■ Record extracts
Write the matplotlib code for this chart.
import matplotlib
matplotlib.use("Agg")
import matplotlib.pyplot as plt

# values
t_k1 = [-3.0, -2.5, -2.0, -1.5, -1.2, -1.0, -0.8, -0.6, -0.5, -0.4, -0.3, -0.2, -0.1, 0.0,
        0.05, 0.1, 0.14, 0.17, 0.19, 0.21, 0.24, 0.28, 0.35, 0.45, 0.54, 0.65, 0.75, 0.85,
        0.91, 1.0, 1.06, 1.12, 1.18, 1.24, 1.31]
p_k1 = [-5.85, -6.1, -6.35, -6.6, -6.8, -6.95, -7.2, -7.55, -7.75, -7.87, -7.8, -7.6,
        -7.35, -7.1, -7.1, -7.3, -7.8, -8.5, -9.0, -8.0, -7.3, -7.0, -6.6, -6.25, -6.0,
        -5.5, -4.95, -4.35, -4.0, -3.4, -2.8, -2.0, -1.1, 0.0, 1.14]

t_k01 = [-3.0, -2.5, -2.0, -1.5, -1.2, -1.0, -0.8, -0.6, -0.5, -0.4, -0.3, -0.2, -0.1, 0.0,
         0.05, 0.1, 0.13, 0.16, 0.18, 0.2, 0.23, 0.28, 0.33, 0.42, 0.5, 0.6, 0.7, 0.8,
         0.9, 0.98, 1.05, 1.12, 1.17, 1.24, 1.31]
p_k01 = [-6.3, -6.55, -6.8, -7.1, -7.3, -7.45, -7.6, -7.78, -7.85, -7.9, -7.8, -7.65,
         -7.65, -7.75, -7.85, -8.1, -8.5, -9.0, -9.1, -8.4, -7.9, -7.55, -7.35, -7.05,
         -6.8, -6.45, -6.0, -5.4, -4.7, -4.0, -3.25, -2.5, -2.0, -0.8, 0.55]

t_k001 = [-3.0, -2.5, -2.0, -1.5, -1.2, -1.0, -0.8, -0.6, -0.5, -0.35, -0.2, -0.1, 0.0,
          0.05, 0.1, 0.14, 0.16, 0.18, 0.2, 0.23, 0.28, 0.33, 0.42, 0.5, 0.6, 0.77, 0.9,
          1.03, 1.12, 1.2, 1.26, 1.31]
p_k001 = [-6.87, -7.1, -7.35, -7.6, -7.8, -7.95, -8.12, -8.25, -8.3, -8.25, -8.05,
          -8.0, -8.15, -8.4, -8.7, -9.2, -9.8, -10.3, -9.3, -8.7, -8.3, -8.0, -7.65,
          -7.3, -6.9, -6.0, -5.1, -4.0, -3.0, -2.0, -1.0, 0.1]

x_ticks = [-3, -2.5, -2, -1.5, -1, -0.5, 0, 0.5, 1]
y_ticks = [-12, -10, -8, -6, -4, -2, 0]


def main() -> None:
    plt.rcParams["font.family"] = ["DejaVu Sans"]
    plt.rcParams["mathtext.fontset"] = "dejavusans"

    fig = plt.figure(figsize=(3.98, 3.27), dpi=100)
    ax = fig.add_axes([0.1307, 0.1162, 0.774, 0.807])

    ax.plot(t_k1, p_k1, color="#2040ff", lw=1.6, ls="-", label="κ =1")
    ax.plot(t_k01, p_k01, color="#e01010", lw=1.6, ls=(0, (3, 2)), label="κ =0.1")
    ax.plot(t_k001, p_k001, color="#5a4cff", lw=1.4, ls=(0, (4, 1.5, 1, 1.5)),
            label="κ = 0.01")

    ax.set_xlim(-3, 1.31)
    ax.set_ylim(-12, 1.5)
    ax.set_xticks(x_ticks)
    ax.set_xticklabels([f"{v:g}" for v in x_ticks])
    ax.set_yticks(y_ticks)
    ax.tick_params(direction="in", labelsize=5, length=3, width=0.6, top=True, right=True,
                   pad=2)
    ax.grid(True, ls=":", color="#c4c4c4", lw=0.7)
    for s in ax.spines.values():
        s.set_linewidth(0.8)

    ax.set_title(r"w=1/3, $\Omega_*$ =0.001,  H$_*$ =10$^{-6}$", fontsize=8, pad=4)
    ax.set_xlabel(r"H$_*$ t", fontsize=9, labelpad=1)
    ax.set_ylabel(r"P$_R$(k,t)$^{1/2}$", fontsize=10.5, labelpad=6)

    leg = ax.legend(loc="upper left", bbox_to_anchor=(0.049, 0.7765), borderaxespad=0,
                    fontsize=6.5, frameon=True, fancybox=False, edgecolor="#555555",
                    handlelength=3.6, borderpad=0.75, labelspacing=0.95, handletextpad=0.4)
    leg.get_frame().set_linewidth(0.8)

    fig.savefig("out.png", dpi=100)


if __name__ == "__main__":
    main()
...
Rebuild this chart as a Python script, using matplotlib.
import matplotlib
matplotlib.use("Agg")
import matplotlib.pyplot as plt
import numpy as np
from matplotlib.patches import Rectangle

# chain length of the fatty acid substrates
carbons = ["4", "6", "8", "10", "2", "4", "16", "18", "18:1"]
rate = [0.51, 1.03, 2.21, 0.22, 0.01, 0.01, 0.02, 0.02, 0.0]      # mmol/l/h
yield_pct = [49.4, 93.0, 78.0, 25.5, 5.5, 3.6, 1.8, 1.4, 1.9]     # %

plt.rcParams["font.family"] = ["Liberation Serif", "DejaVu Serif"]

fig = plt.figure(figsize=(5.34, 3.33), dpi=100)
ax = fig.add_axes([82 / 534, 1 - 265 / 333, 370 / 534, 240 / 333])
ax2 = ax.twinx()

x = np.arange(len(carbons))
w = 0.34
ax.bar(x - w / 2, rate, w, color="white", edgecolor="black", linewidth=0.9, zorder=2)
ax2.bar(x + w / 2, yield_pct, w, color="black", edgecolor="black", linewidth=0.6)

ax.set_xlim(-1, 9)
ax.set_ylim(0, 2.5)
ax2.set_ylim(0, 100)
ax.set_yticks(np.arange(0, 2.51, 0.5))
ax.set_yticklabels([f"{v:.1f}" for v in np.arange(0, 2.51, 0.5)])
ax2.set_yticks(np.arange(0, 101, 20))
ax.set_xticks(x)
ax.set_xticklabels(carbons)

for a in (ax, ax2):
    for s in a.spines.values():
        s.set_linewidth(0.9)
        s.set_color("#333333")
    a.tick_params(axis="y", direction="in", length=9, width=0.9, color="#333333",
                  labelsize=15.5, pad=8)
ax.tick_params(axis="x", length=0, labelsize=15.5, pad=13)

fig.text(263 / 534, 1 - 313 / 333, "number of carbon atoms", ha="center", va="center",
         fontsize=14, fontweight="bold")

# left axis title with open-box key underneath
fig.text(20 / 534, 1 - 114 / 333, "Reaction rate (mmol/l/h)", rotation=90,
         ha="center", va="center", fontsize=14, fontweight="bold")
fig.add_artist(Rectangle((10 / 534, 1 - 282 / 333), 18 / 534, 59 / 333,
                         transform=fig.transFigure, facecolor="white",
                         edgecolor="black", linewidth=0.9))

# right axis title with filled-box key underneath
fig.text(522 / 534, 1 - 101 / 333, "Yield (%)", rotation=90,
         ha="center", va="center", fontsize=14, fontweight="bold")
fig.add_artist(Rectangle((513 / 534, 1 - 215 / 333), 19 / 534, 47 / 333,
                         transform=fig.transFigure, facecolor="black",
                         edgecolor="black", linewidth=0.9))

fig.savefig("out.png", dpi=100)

■ Given problem
Above are records; repeat only the lines starting at the line with "Rebuild this chart" and ending at the line with "ax2 = ax.twinx()", exactly as they appear, both included.

■ Response for this exercise
Rebuild this chart as a Python script, using matplotlib.
import matplotlib
matplotlib.use("Agg")
import matplotlib.pyplot as plt
import numpy as np
from matplotlib.patches import Rectangle

# chain length of the fatty acid substrates
carbons = ["4", "6", "8", "10", "2", "4", "16", "18", "18:1"]
rate = [0.51, 1.03, 2.21, 0.22, 0.01, 0.01, 0.02, 0.02, 0.0]      # mmol/l/h
yield_pct = [49.4, 93.0, 78.0, 25.5, 5.5, 3.6, 1.8, 1.4, 1.9]     # %

plt.rcParams["font.family"] = ["Liberation Serif", "DejaVu Serif"]

fig = plt.figure(figsize=(5.34, 3.33), dpi=100)
ax = fig.add_axes([82 / 534, 1 - 265 / 333, 370 / 534, 240 / 333])
ax2 = ax.twinx()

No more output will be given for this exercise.